The merchants were also concerned that the partnership had just lost control of the farmers market. The City Commission gave control to the market’s vendors Sept. 8.

Several merchants said they were disappointed that the partnership didn’t appear prepared at the commission meeting. The vendors had more than 50 people present representing their side, while the partnership had three, one of whom was Getchell.

About the merger, Getchell said the negotiations between the organizations weren’t going anywhere, and if the talks just went back-and-forth, as they had since May, the merchants would not have time to plan events for tourist season.
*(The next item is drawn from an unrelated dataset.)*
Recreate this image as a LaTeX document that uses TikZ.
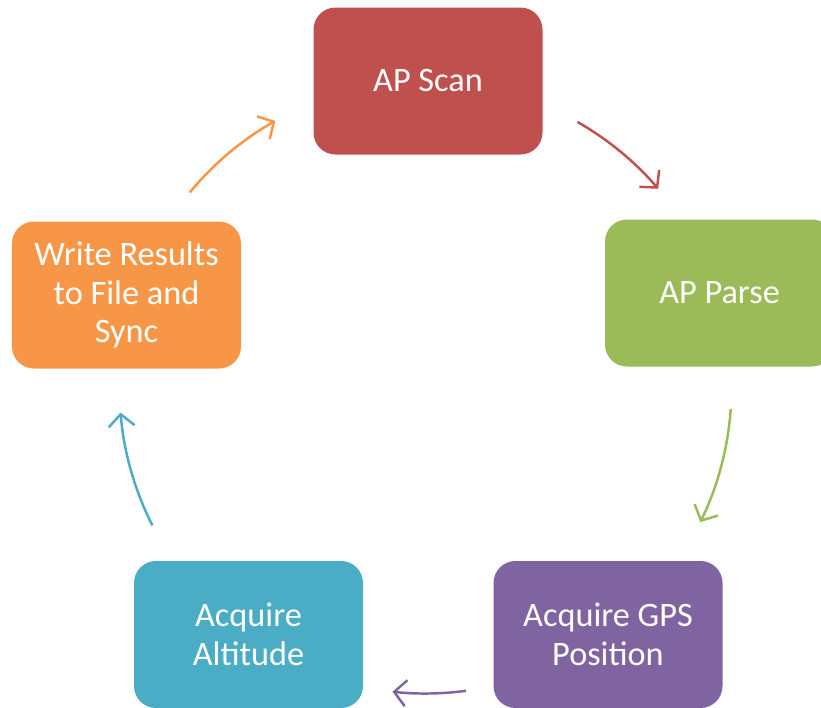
\documentclass[tikz,border=0pt]{standalone}
\usepackage{fontspec}
\setmainfont{Carlito}
\usetikzlibrary{arrows.meta}
\definecolor{scanred}{HTML}{C0504D}
\definecolor{parsegreen}{HTML}{9BBB59}
\definecolor{gpspurple}{HTML}{8064A2}
\definecolor{altteal}{HTML}{4BACC6}
\definecolor{writeorange}{HTML}{F79646}
\begin{document}
\begin{tikzpicture}[
    stage/.style={rounded corners=0.44cm, minimum width=4.58cm, minimum height=2.94cm,
      text=white, align=center, inner sep=0pt, font=\fontsize{19.5}{22}\selectfont},
    cyclearrow/.style={line width=1.4pt, -{Straight Barb[length=0.24cm, width=0.52cm]}}
  ]
  \useasboundingbox (0, 0) rectangle (16.42, -14.14);
  % the five stages
  \node[stage, fill=scanred] (scan) at (8.56, -1.62) {AP Scan};
  \node[stage, fill=parsegreen] (parse) at (14.39, -5.86) {AP Parse};
  \node[stage, fill=gpspurple] (gps) at (12.16, -12.69) {Acquire GPS\\Position};
  \node[stage, fill=altteal] (alt) at (4.97, -12.69) {Acquire\\Altitude};
  \node[stage, fill=writeorange] (write) at (2.53, -5.9) {Write Results\\to File and\\Sync};
  % arrows along one circle
  \coordinate (hub) at (8.51, -7.75);
  \coordinate (scanout) at ([shift={(60.2:6.12)}]hub);
  \coordinate (parseout) at ([shift={(-4:6.12)}]hub);
  \coordinate (gpsout) at ([shift={(-82.4:6.12)}]hub);
  \coordinate (altout) at ([shift={(206.8:6.12)}]hub);
  \coordinate (writeout) at ([shift={(140.4:6.12)}]hub);
  \draw[cyclearrow, scanred] (scanout) arc[start angle=60.2, end angle=40.5, radius=6.12];
  \draw[cyclearrow, parsegreen] (parseout) arc[start angle=-4, end angle=-26.1, radius=6.12];
  \draw[cyclearrow, gpspurple] (gpsout) arc[start angle=-82.4, end angle=-96.2, radius=6.12];
  \draw[cyclearrow, altteal] (altout) arc[start angle=206.8, end angle=184.7, radius=6.12];
  \draw[cyclearrow, writeorange] (writeout) arc[start angle=140.4, end angle=119.4, radius=6.12];
\end{tikzpicture}
\end{document}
So, the Downtown Merchants Association and the Palm Avenue Merchants Association decided to just merge their organizations.

Fineberg contended it was going to be difficult for the DID to support the combined merchants groups financially, because they didn’t include business people.

After Getchell left the Tuesday DID meeting due to a prior commitment, Fineberg pushed the merchants to renew merger talks with the partnership this Friday and to “come prepared to make an agreement.”

The Downtown Merchants Association had its regular meeting Wednesday morning, and Getchell said because she wasn’t at the DID meeting when Fineberg talked about the renewed merger talks, she wasn’t aware that Fineberg expected the two groups to walk out of the Friday meeting with a merger agreement.

“I wasn’t aware of the scope of the meeting,” she said. “I’m going to tell him I’m not going.”
Getchell said even if she wanted to agree to a merger, she couldn’t do it without her board’s consent, and the business owners at the Wednesday meeting were not in favor of renewing merger discussions.

The merchants also took exception to Fineberg’s statement that the DID would not be able to provide the merchants with funding, because “a lot of our constituents are business people, not merchants.”
“We are business people, too,” Getchell said.